Author Andrei Richter of Bratislava’s Comenius University opens chapter one of this new report with a general introduction to the use of Russian media as channels for influence beyond national borders, particularly following the annexation of Crimea in 2014. Around 30 million Russian speaking EU citizens and many more Russian speakers living in neighbouring countries have long been considered by the Kremlin as “compatriots” and so have been served by Russian language broadcasts from Moscow. In addition, Russia has been building up its significant world service - “Russia Today” – since 2005. RT and Sputnik now represent approximately USD 630 million of Russian State spending (or 16 times greater than State spending on Russian public service television). In addition, Belarusian state-run TV has reportedly been infiltrated by Russian propaganda.
Chapters two and three delve into national sanctions implemented against Russian and Belarusian media by Ukraine, Moldova and the Baltic States, as well as the case law of the European Court of Justice regarding relevant EU-wide sanctions.
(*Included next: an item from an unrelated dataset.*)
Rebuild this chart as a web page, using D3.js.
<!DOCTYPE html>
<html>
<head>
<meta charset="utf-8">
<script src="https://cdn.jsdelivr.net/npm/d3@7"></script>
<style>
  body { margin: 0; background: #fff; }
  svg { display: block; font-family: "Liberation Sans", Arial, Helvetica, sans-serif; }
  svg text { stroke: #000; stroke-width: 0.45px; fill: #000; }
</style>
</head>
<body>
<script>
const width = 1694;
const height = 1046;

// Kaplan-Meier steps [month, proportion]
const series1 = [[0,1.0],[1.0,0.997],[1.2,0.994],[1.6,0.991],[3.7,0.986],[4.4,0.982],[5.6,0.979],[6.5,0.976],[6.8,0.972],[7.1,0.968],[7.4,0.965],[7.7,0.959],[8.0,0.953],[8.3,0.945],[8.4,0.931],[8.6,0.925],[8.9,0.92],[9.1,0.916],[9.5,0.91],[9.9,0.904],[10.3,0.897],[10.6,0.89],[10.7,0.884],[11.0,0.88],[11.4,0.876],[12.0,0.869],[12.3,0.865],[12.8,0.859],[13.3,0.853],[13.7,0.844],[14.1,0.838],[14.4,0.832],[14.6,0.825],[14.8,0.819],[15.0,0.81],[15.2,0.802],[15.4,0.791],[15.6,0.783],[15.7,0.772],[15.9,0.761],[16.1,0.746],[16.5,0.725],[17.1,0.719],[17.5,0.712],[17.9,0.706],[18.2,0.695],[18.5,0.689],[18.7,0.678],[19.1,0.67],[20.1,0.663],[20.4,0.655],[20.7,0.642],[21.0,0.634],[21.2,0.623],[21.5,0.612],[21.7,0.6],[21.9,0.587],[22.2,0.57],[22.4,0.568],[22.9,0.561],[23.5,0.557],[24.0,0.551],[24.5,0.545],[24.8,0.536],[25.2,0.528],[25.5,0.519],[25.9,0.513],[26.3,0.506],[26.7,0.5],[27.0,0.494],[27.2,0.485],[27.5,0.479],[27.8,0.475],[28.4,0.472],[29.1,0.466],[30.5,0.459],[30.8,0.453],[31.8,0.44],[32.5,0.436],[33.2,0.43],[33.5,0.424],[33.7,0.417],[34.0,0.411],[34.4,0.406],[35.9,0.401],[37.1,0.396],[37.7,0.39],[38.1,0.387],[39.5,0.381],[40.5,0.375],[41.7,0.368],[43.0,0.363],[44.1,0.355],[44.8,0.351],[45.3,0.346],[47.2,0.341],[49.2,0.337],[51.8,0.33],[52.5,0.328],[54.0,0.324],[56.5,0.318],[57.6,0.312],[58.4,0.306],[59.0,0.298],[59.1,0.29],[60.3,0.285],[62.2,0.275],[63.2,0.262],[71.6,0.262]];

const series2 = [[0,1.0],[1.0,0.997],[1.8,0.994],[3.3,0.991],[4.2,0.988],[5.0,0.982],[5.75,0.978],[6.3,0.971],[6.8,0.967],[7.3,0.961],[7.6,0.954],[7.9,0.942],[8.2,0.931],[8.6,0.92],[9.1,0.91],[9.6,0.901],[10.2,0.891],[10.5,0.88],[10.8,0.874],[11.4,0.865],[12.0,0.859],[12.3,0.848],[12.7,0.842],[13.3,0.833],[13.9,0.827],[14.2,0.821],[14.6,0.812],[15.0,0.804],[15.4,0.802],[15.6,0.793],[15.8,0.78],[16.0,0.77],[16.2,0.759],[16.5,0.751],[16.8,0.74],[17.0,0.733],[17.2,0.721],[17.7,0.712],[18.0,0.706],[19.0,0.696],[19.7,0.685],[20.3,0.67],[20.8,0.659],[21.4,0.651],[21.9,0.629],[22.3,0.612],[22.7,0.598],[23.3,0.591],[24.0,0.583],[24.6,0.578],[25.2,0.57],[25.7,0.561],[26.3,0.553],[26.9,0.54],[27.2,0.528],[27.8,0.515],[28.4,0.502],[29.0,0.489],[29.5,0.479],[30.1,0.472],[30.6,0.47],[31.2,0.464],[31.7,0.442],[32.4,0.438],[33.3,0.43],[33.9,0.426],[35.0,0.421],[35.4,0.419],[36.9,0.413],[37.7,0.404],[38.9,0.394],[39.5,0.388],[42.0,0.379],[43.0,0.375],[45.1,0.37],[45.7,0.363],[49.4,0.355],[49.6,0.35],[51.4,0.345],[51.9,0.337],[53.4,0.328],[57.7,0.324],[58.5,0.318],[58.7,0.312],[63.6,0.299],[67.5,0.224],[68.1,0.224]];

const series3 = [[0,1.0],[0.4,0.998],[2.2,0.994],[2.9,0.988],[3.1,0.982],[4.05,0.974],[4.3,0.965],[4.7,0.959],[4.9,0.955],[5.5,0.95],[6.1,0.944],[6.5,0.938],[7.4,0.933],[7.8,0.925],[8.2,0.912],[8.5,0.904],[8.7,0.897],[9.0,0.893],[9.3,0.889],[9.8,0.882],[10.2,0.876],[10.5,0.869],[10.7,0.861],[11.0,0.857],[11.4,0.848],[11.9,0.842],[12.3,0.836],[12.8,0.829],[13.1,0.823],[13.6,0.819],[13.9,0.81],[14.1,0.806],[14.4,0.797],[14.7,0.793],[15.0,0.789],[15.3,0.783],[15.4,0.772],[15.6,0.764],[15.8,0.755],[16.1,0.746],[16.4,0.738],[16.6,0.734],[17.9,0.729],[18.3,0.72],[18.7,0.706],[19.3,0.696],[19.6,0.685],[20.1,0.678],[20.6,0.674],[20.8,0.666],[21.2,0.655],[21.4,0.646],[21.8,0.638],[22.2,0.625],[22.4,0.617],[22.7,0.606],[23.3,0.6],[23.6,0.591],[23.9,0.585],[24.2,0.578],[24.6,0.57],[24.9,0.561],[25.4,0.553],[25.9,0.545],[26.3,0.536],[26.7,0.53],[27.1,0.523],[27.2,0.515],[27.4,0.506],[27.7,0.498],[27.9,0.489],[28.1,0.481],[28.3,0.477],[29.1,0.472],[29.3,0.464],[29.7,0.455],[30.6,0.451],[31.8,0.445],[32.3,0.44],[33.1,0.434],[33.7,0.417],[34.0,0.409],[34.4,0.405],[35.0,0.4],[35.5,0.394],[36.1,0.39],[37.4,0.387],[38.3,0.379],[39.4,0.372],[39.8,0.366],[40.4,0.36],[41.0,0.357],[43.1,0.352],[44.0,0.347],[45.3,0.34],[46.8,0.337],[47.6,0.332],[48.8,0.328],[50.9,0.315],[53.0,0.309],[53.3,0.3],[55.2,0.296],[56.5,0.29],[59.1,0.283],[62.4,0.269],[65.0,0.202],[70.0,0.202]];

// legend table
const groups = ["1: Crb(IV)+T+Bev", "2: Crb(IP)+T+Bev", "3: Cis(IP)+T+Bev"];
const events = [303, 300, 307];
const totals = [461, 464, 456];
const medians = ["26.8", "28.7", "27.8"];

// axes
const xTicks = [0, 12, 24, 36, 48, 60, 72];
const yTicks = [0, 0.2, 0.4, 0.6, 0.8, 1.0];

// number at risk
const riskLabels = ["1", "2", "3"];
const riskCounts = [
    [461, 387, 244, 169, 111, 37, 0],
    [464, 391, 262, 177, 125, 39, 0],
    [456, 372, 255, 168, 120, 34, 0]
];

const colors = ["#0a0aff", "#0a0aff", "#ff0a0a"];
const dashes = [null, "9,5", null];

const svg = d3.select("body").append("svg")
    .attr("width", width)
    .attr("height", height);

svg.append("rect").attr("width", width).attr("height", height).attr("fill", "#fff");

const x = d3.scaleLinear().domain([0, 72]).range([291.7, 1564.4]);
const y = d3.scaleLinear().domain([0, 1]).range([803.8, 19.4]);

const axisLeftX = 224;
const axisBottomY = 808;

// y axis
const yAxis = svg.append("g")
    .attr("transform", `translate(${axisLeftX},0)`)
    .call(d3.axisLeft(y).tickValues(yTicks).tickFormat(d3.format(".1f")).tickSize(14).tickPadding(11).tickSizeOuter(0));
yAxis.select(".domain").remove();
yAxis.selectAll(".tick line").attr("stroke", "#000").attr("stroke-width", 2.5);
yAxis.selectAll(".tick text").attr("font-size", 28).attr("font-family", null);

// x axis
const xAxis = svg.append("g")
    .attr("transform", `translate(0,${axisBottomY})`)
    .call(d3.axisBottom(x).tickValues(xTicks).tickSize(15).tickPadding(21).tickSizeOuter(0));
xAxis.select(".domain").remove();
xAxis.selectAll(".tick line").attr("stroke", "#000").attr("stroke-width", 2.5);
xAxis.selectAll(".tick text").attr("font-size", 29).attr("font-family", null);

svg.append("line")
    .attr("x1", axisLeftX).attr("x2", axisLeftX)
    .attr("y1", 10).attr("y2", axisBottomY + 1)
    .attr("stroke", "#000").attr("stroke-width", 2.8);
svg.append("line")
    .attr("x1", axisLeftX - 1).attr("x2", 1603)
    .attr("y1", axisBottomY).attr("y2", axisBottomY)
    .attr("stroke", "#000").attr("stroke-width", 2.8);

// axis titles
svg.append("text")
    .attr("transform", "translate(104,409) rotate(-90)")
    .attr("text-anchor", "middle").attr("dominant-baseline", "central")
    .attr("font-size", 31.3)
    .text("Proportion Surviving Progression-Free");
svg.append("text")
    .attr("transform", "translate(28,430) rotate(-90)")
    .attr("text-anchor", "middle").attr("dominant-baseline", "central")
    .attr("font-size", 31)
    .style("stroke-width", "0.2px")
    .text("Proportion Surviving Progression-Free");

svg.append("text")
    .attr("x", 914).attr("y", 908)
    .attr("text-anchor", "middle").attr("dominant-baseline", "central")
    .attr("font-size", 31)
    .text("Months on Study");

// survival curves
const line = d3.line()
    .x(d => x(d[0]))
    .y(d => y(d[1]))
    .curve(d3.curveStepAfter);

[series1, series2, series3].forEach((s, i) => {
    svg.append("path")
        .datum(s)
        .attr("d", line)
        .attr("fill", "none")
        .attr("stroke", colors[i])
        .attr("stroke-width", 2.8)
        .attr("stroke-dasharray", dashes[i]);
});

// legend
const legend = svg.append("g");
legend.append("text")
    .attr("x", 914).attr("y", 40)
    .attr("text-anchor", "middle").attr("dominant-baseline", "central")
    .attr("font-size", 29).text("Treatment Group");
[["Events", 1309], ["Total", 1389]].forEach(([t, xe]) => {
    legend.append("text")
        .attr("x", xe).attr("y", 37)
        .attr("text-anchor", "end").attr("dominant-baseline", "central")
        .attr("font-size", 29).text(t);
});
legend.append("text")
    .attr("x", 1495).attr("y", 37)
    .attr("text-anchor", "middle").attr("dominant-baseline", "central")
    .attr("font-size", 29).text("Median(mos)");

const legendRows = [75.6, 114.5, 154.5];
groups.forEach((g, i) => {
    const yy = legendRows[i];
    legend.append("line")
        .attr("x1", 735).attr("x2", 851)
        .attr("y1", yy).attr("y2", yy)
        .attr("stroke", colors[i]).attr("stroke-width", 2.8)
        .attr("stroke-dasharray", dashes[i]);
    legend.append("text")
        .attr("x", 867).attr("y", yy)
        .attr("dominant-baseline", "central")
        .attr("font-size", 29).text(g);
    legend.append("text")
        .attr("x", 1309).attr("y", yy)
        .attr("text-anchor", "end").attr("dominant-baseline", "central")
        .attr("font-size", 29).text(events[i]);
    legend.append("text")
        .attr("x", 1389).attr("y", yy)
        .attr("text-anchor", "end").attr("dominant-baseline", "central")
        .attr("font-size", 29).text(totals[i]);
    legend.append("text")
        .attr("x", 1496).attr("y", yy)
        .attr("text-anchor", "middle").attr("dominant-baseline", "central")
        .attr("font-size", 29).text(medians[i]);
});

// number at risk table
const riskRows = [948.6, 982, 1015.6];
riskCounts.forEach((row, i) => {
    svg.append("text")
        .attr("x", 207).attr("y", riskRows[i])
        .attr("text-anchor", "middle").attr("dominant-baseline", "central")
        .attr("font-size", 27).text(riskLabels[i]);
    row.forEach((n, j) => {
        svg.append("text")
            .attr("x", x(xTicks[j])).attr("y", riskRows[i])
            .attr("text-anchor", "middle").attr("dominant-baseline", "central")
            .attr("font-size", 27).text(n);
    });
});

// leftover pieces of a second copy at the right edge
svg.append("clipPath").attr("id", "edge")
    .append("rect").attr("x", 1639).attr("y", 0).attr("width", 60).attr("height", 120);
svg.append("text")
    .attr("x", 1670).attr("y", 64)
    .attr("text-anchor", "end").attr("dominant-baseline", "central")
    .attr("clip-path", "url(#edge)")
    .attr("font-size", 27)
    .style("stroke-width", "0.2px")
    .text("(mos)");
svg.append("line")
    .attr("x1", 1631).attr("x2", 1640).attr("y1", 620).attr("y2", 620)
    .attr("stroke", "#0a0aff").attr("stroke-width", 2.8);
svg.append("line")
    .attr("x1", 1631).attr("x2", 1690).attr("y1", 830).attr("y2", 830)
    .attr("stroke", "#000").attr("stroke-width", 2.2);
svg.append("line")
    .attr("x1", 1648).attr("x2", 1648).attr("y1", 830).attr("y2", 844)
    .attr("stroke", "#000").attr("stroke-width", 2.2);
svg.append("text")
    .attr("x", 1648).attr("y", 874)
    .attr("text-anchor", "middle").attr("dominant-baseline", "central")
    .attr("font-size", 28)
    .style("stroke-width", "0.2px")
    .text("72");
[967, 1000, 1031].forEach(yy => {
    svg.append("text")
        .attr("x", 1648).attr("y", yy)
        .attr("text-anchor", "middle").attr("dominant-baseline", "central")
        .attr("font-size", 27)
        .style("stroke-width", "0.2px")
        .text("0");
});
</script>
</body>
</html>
Clearly the Russian invasion of Ukraine in February this year prompted quick counteraction with regards to Russian media services. June 2022 saw the enforcement of the Ukrainian statute “On the ban on the propaganda from the Russian Nazi totalitarian regime”. This is basically a blanket ban on any information “supporting or justifying the criminal nature of the activities of the Russian Federation”. However, since hostilities existed since 2014, Ukrainian media legislation had already begun to take a pro-active stance with regards to protection from aggressive Russian media. In 2014, Ukrainian legislation made it possible to annul available licenses and ban the use of radio frequencies or telecommunication networks by any media targeting national security, sovereignty or the territorial integrity of Ukraine. This already made it possible to silence any media inciting to hatred or aggression towards Ukraine and its people. And in 2015, Ukraine started to make use of the Council of Europe’s European Convention on Transfrontier Television (ECTT) as a legal basis for what it would allow to be broadcast within national borders. This move resulted in the suspension of retransmission of 74 Russian channels in 2017 as they failed “to meet ECTT standards”. Another key move, in 2015, was Ukraine’s decision to formally recognize Russia as “an aggressor state”. This then allowed the introduction of further legislation banning audiovisual programmes that “popularize institutions of the aggressor state”, or “justify or legitimize the illegal occupation of Ukrainian territories”. The author adroitly charts Ukraine’s escalating legal barriers against Russian media attacks.
Turning to Moldova the author notes that as recently as 2020, available Russian media were trusted by 35% of the population. However, given that neither Russia nor Belarus have ratified the ECTT, Moldova’s 2022 decision to only allow audiovisual public affairs content from the EU, the US and Canada, and countries having ratified the ECTT, effectively represents an efficient ban on all content from the former two countries.
Rounding off with the Baltic States, the author points to specific economic sanctions against Russian media executive and TV host Dmitry Kiselyov due to his open support of the deployment of Russian forces in Ukraine. These “designated person” sanctions used by Estonia and Latvia allowed these countries to additionally sanction certain media entities controlled by Kiselyov. In Estonia, for example, the sanctions against Kiselyov forced Russian state media portal Sputnik to close its Tallinn office in November 2021.
Author Andrei Richter concludes that, between 2014 and 2020, Ukraine had already developed an efficient mechanism of sanctions to counteract propaganda and disinformation. This mechanism consisted simply of stopping all messages from an adversarial source via new legislation. Richter concludes that this successful model has been adopted, with certain modifications, by other Eastern European countries as well as by the EU at large.